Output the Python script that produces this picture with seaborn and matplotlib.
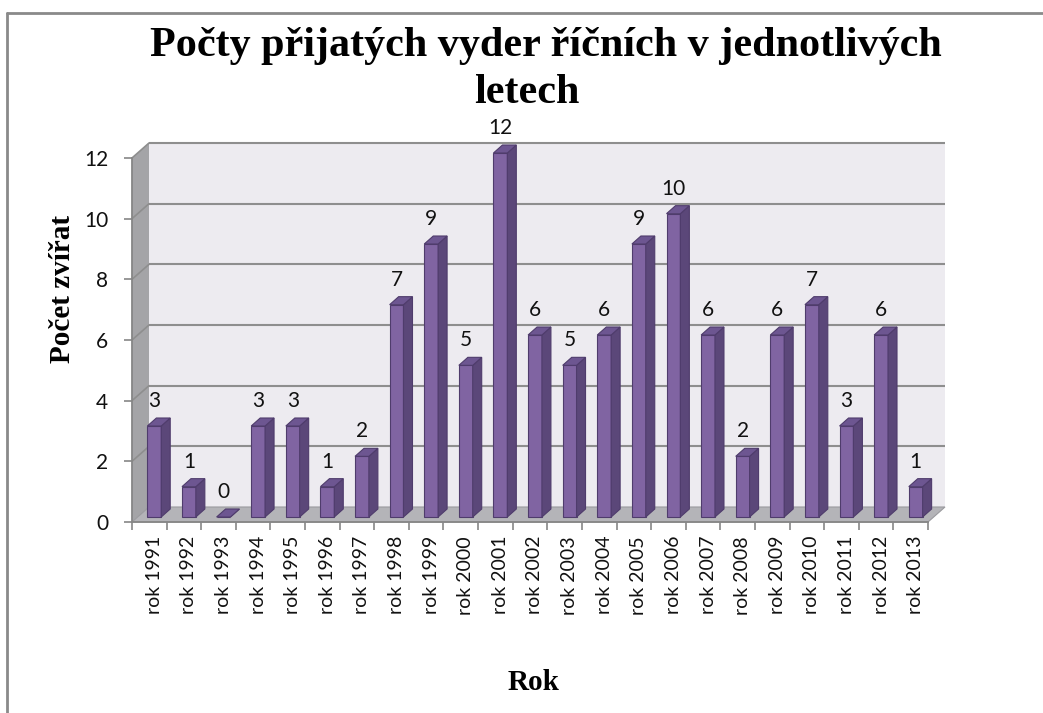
import matplotlib
matplotlib.use("Agg")
import matplotlib.pyplot as plt
from matplotlib.patches import Polygon
from matplotlib.lines import Line2D
import seaborn as sns
import pandas as pd
import numpy as np

# ---------------- data ----------------
years = ["rok 1991", "rok 1992", "rok 1993", "rok 1994", "rok 1995", "rok 1996",
         "rok 1997", "rok 1998", "rok 1999", "rok 2000", "rok 2001", "rok 2002",
         "rok 2003", "rok 2004", "rok 2005", "rok 2006", "rok 2007", "rok 2008",
         "rok 2009", "rok 2010", "rok 2011", "rok 2012", "rok 2013"]
counts = [3, 1, 0, 3, 3, 1, 2, 7, 9, 5, 12, 6, 5, 6, 9, 10, 6, 2, 6, 7, 3, 6, 1]
y_ticks = [0, 2, 4, 6, 8, 10, 12]
title_line1 = "Počty přijatých vyder říčních v jednotlivých"
title_line2 = "letech"
y_title = "Počet zvířat"
x_title = "Rok"

# ---------------- style ----------------
FRONT = "#8064a2"
SIDE = "#5b4779"
TOP = "#6d5691"
EDGE = "#4f3c6c"
BACKWALL = "#edebf0"
SIDEWALL = "#a4a4a7"
FLOOR = "#b4b4b8"
GRID = "#8e8e8e"
AXC = "#868686"

W, H, DPI = 1043, 713, 100
sns.set_theme(style="white")
plt.rcParams['font.family'] = ['Lato', 'DejaVu Sans']
SERIF = ['Liberation Serif', 'DejaVu Serif']

fig = plt.figure(figsize=(W / DPI, H / DPI), dpi=DPI)
fig.patch.set_facecolor("white")

# plot-area geometry in pixels (front plane)
px_x0, px_x1 = 132, 928
px_y0, px_y1 = 522, 158
ax = fig.add_axes([px_x0 / W, 1 - px_y0 / H, (px_x1 - px_x0) / W, (px_y0 - px_y1) / H])
ax.set_facecolor("none")

n = len(years)
ymax = y_ticks[-1]
df = pd.DataFrame({"rok": years, "pocet": counts})
sns.barplot(data=df, x="rok", y="pocet", color=FRONT, width=0.4, saturation=1,
            edgecolor=EDGE, linewidth=0.8, ax=ax, zorder=4)
ax.set_xlim(-0.5, n - 0.5)
ax.set_ylim(0, ymax)

# pixel -> data conversion
sx = n / (px_x1 - px_x0)
sy = ymax / (px_y0 - px_y1)
Dx, Dy = 17 * sx, 15 * sy          # wall depth
bdx, bdy = 5 * sx, 5 * sy          # bar shift (mid depth)
ddx, ddy = 9 * sx, 8 * sy          # bar depth

L, R = -0.5, n - 0.5
# walls and floor
ax.add_patch(Polygon([(L + Dx, Dy), (R + Dx, Dy), (R + Dx, ymax + Dy), (L + Dx, ymax + Dy)],
                     closed=True, fc=BACKWALL, ec="none", zorder=0, clip_on=False))
ax.add_patch(Polygon([(L, 0), (L + Dx, Dy), (L + Dx, ymax + Dy), (L, ymax)],
                     closed=True, fc=SIDEWALL, ec="none", zorder=0.5, clip_on=False))
for v in y_ticks[1:]:
    ax.plot([L + Dx, R + Dx], [v + Dy, v + Dy], color=GRID, lw=1.5, zorder=1, clip_on=False,
            solid_capstyle="butt")
    ax.plot([L, L + Dx], [v, v + Dy], color=GRID, lw=1.2, zorder=1, clip_on=False)
ax.add_patch(Polygon([(L, 0), (R, 0), (R + Dx, Dy), (L + Dx, Dy)],
                     closed=True, fc=FLOOR, ec="#9a9a9e", lw=0.8, zorder=2, clip_on=False))

# 3D bars
bars = [p for p in ax.patches if not isinstance(p, Polygon)]
for p, v in zip(bars, counts):
    x = p.get_x() + bdx
    w = p.get_width()
    h = p.get_height()
    p.set_x(x)
    p.set_y(bdy)
    p.set_clip_on(False)
    top = bdy + h
    ax.add_patch(Polygon([(x + w, bdy), (x + w + ddx, bdy + ddy), (x + w + ddx, top + ddy), (x + w, top)],
                         closed=True, fc=SIDE, ec=EDGE, lw=0.8, zorder=4, clip_on=False))
    ax.add_patch(Polygon([(x, top), (x + w, top), (x + w + ddx, top + ddy), (x + ddx, top + ddy)],
                         closed=True, fc=TOP, ec=EDGE, lw=0.8, zorder=4, clip_on=False))
    ax.text(x + w / 2, top + 25 * sy, str(v), ha="center", va="center",
            fontsize=15, color="#111111", zorder=5)

# axes, ticks
for s in ["top", "right"]:
    ax.spines[s].set_visible(False)
for s in ["left", "bottom"]:
    ax.spines[s].set_color(AXC)
    ax.spines[s].set_linewidth(1.3)
    ax.spines[s].set_zorder(3)
ax.set_yticks(y_ticks)
ax.set_yticklabels([str(t) for t in y_ticks])
ax.tick_params(axis="y", left=True, length=6, width=1.2, color=AXC, labelsize=15,
               pad=11, labelcolor="#111111")
ax.set_xticks(np.arange(n) + bdx, labels=years, rotation=90)
ax.tick_params(axis="x", which="major", length=0, labelsize=14, pad=10, labelcolor="#111111")
ax.set_xticks(np.arange(-0.5, n, 1), minor=True)
ax.tick_params(axis="x", which="minor", bottom=True, length=6, width=1.2, color=AXC)
ax.set_xlabel("")
ax.set_ylabel("")

# titles
fig.text(546 / W, 1 - 46 / H, title_line1, ha="center", va="center", fontsize=30.3,
         fontweight="bold", family=SERIF, color="black")
fig.text(527 / W, 1 - 93 / H, title_line2, ha="center", va="center", fontsize=30.3,
         fontweight="bold", family=SERIF, color="black")
fig.text(62 / W, 1 - 289 / H, y_title, ha="center", va="center", rotation=90,
         fontsize=21, fontweight="bold", family=SERIF, color="black")
fig.text(533 / W, 1 - 682 / H, x_title, ha="center", va="center",
         fontsize=21, fontweight="bold", family=SERIF, color="black")

# chart border
fig.add_artist(Line2D([7 / W, 7 / W], [0, 1 - 13 / H], transform=fig.transFigure,
                      color="#8a8a8a", lw=2))
fig.add_artist(Line2D([7 / W, 1], [1 - 13 / H, 1 - 13 / H], transform=fig.transFigure,
                      color="#8a8a8a", lw=2))

fig.savefig("out.png", dpi=DPI)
━━━━━━━━
▶ _Instructions for the task_: Give back exactly the lines from the first line of the data through the line with "import numpy as np", pictures excluded.

▶ _Complete response_:
Output the Python script that produces this picture with seaborn and matplotlib.
import matplotlib
matplotlib.use("Agg")
import matplotlib.pyplot as plt
from matplotlib.patches import Polygon
from matplotlib.lines import Line2D
import seaborn as sns
import pandas as pd
import numpy as np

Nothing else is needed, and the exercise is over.